Silver’s Role in a Barter Economy
Make no mistake about it: silver is an investment for trying times. As one the most beautifully shiny metals, silver's true economic beauty shines through in a world ruined by rampant inflation and growing debt.
The Barter Economy
A barter economy is one of the most primitive economic models, wherein goods and services are traded, with each party believing it received the better end of the bargain. An example would be that of a plumber and an electrician. The plumber can fix pipes, install a toilet and improve the general condition of a variety of plumbing, but likely could not rewire the light switch. The electrician, on the other hand, can install wiring, fix blown fuses, and attach a generator to the main electrical system of a home. Luckily, the plumber needs some electrical work done and the electrical needs a new toilet installed, and each needs roughly the same value of labor. They strike the deal, work for each other and each leaves happy with the arrangement.
Where the Barter Economy Fails
In the example above, the plumber and the electrician needed roughly the same amount of labor performed, thus striking a deal that was a mutually beneficial trade. But what if the electrician needed a drain unplugged while the plumber wanted electrical wire installed throughout an entire pole barn? The electrician would need just a few minutes of labor, while the plumber would need several hours. It is certain that the electrician wouldn't be willing to trade hours for minutes, and even more unlikely he would want to accept the promise of more work from the plumber in the future. The promise, no matter how honest or genuine, pays no immediate benefits or any advantage for the cost of time.
The Barter Economy in History
The barter economy may have been a mainstay when people lived in caves and ate rats, but it's hardly liquid enough for the rapid changes of today's society. Despite being outdated and relatively unworkable in modern times, the barter economy always experienced a resurgence after a change in economic order. For example, after a natural disaster, the two people above may agree on a deal, needing the service done at any cost.
In perfectly peaceful and prosperous times, the above arrangement appears ridiculous. To work, the barter economy needs a middle man: a medium of exchange.
Precious Metals and Silver
A medium of exchange is paramount to the success of any economy. It allows the plumber who needs 15 hours of labor to strike a deal with the electrician who needs 15 minutes of labor without promises or guarantees. The plumber, for instance, may strike a deal with the electrician with the above specified amount of labor and offer an additional 16 ounces of silver to make up the differential. The electrician, knowing the value of silver on the marketplace, can use the metal to provide his family with other needs, and he would accept the deal, gaining employment, wealth, and capital.
An Example of History
Though the full example above is a bit of a simplistic stretch on the workings of the economy, the value of a medium of exchange is not overrated. Precious metals have more value in bad times than in good, and gold and silver always appear first as a proper medium of exchange.

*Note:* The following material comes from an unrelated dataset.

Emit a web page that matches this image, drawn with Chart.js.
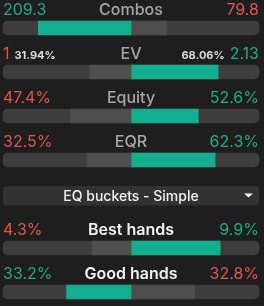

You can't fake gold or silver, you can't dilute them, nor can you create more of them – thus making precious metals the perfect currency. In addition, since silver is relatively inexpensive compared to gold or platinum, it is easier to make change and conduct other functions of ordinary business.
Precious metals have been and will be important as an immediate of exchange in the future. There is no better time than now to secure that medium of exchange before the next inevitable economic depression arrives full-tilt.